As an aside, (discussed in previous posts here and here) collinearity is an actual problem for linear regression as it makes the underlying mathematical problem ill-posed. This is the reason why dimensionality reduction (via PCA or PLS for instance) is almost always required.

For the aim of this discussion, we are looking at the collinearity problem from a slightly different angle. It goes like this. If neighbouring wavelengths are correlated, we can actually average them up and in doing so producing a decimated spectrum which retains a relatively small fraction of the original wavelengths.

At this point we can easily ‘switch on/off’ individual bands (which are in fact single bins in the decimated spectrum) and check how a model will perform.

Note that this makes sense in the decimated spectrum as adding/removing bands (or swapping bands, as we’ll actually do) is likely to produce a measurable effect. Doing the same thing in the original spectrum is not likely to generate a significant difference, as many neighbouring wavelengths are equivalents.

Optimising the bands via simulated annealing

The method of simulated annealing (SA) is a clever way to produce a random optimisation. We introduced SA in a previous post already, so you can refer to that for the details.

In short, we are going to define a cost function, namely the root mean square error in cross-validation (RMSECV) and seek to decrease it. Unlike greedy algorithms which seek to monotonically decrease the cost function, SA is an optimisation process that can occasionally allow an increase of the cost function (based on some probability).
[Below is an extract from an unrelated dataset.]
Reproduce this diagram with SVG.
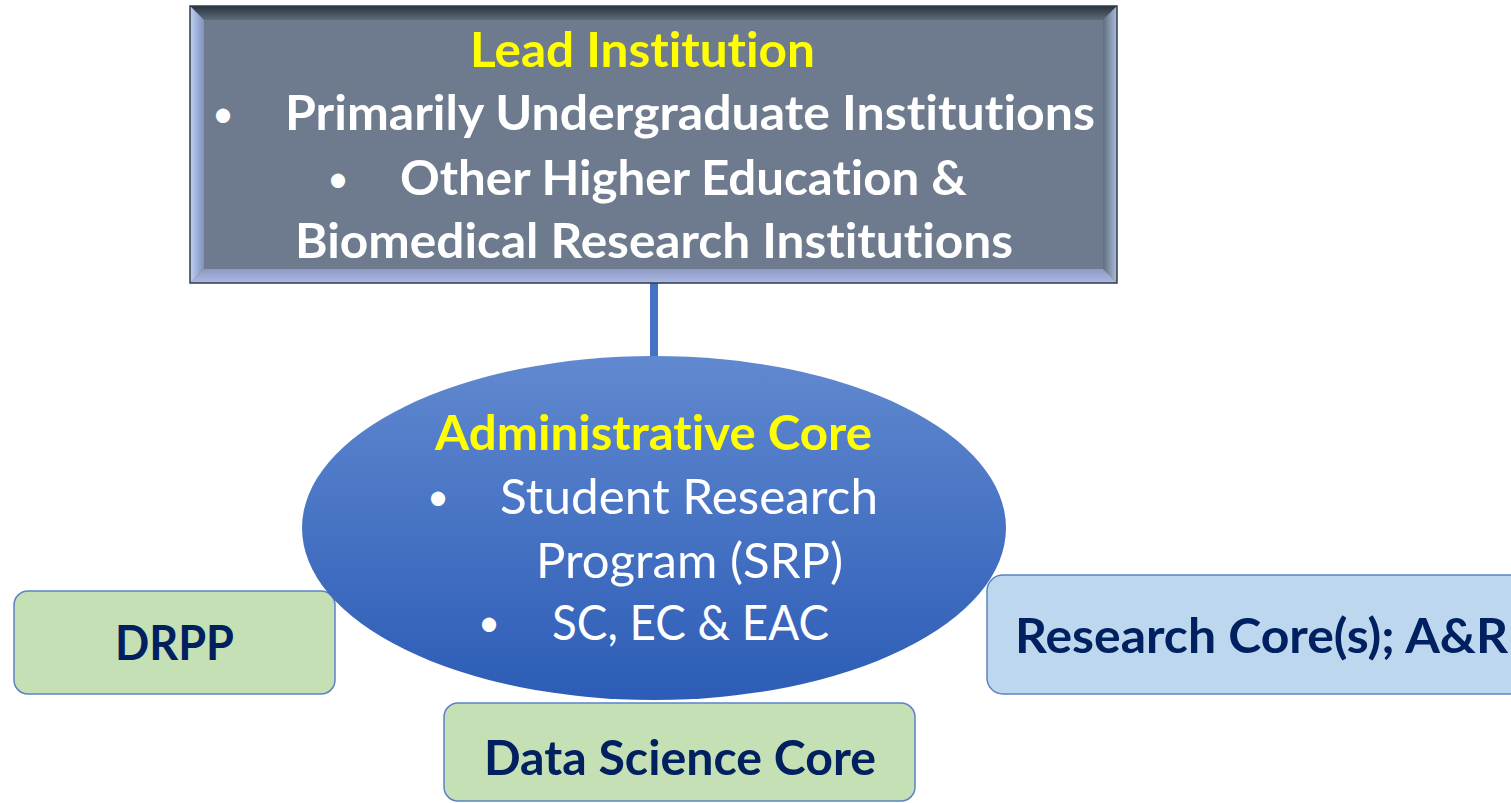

The net effect of allowing an occasional ‘worse’ solution is that the algorithm is less likely to get stuck in a local minimum. I won’t say more here. For more info you can check out my dedicated post on simulated annealing here.

Here’s the procedure we are going to follow.

Define a number of bands we want to retain. This value, call it N, has to be obviously smaller than the total number of bands. This number is a hyper-parameter. It is fixed during the optimisation but one can try a few values out and see the result during different runs.
Pick N random bands and start the optimisation process and fit a PLS model optimising the number of latent variables. Calculate the RMSECV as our cost function.
At this point we start the iterative procedure. At each step we swap three bands at random and extract the RMSECV of the optimised PLS. If the new value of the RMSECV is lower than the older one, keep the swapped bands. Otherwise keep it only in accord with some small probability, driven by the cooling parameter. (Once again, for all the details of the simulated annealing optimisation, refer to my previous post).
Repeat for a sufficient number of iterations.

At the end of the procedure we return the selected bands, alongside the optimised number of components of the PLS model associated with such a band selection. We also return a list containing the value of the RMSECV at each iteration, which we can plot to get a better understanding of how the RMSE is converging.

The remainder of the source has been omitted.